Garmin Forerunner 920 XT
The Garmin Forerunner 920XT has completely different styling than the Garmin Fenix 3 but a wide range of functionality. It has a sporty, digital look. It’s more colorful and much more casual.
The Forerunner 920XT is geared to triathlon athletes. The Fenix 3 is more appropriate for outdoor adventurers and people who perform board sports.
Garmin Forerunner 920XT vs. Garmin Fenix 3:
- Both are useful for multiple sports.
- Both have a long battery life.
- Styling is completely different.
- Neither has a heart rate monitor.
If you want a watch with fewer activity modes and a completely sporty look, you might want to check out the Garmin Forerunner 920XT.

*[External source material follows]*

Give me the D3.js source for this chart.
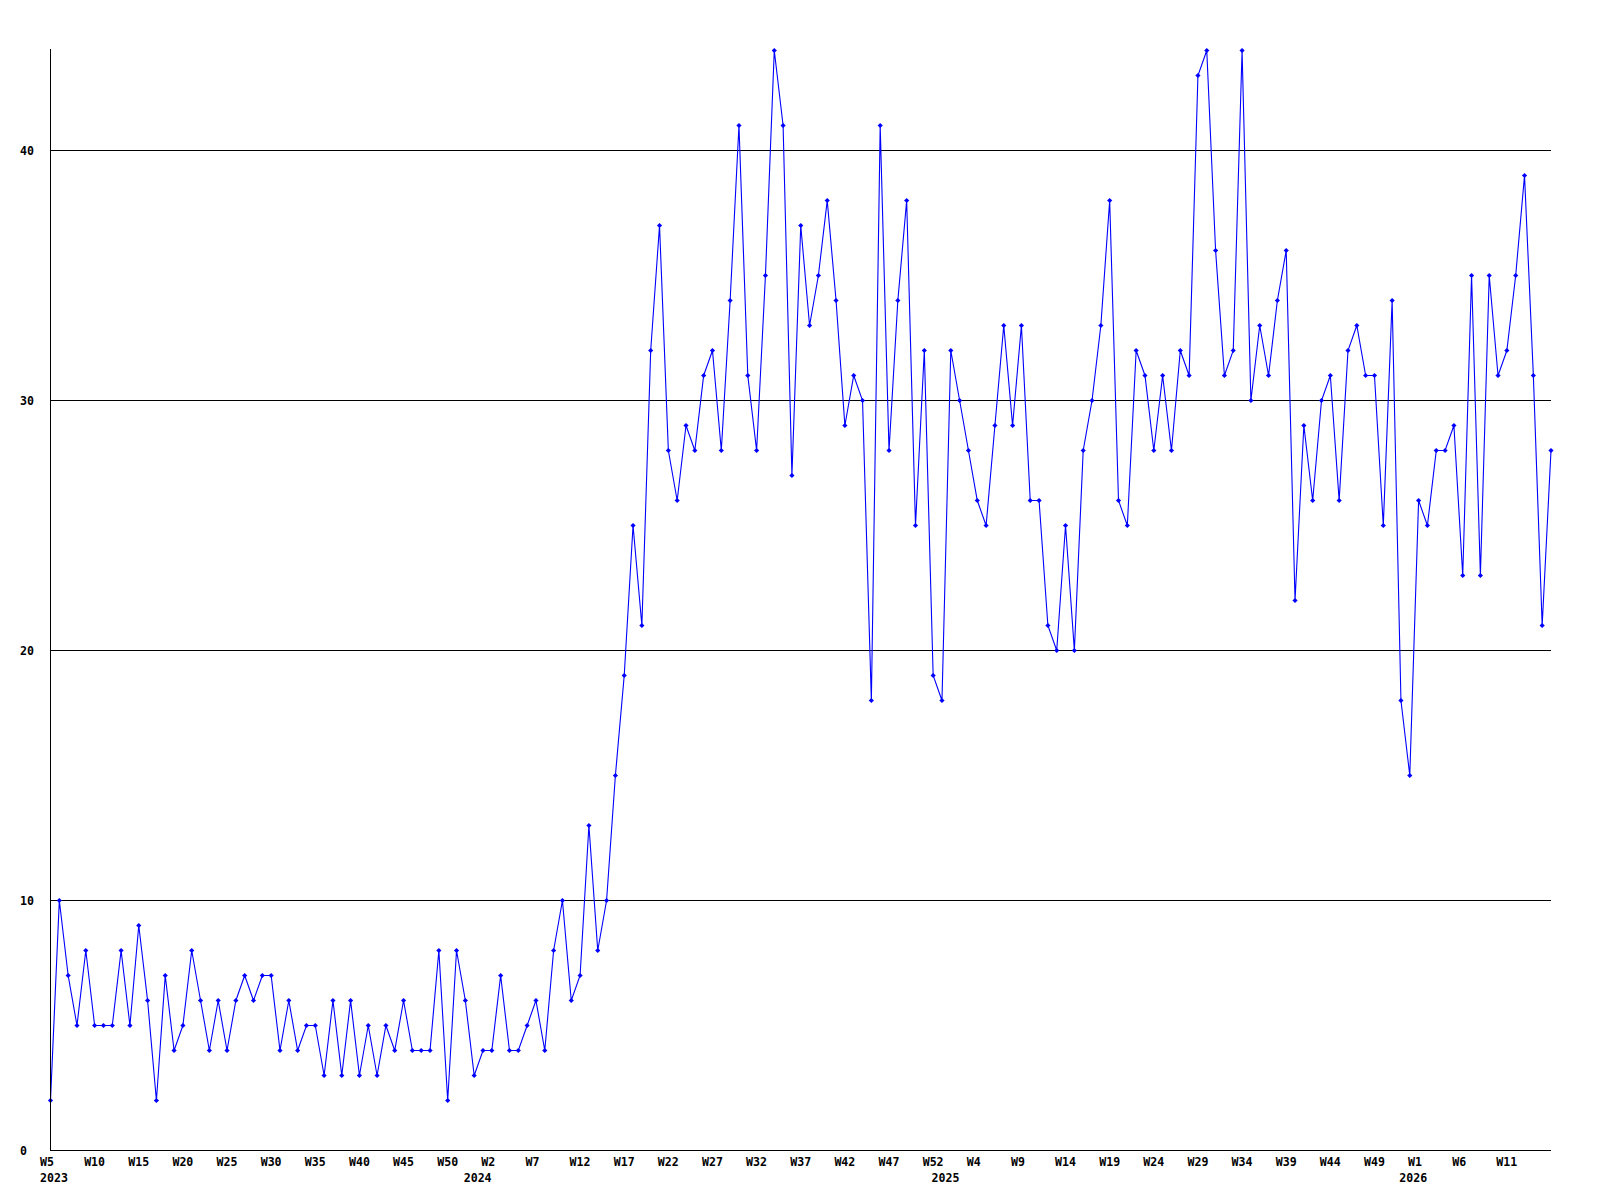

The Suunto Traverse looks a lot like the Garmin Fenix 3. The bezel is that masculine blend of chunky and sleek. It has buttons around the outside of the case. It features the same 100-meter water resistance as well as GPS and GLONASS. One of the biggest differences is the battery capability. The Suunto Traverse doesn’t last as long as the Garmin Fenix 3 on one charge.
Suunto Traverse vs. Garmin Fenix 3:
- Similar styling.
- Suunto Traverse lasts 2 weeks in watch mode; Fenix 3 lasts 5 weeks.
- Both show weather and feature storm alerts
- Suunto Traverse has fewer sports modes
If you don’t need all the sports modes but want similar functionality to the Fenix 3, you might want to check out the Suunto Traverse.
The Polar V800 is almost as expensive as the Garmin Fenix 3 without the classy styling. It looks a lot more like an activity tracker than a watch. It’s not going to look as good with your suit.
Polar V800 vs. Garmin Fenix 3:
- Polar V800 has monochrome display; Fenix 3 has color display.
- Polar V800 is geared toward runners, not multi-sports.
- Polar V800 looks more like a fitness tracker; Fenix 3 looks more like a watch.
- Both have a long battery life.
- Both have GPS.
- Neither has an incorporated heart rate sensor.
If you’re a serious runner who likes the look of a fitness band, you might want to check out the Polar V800.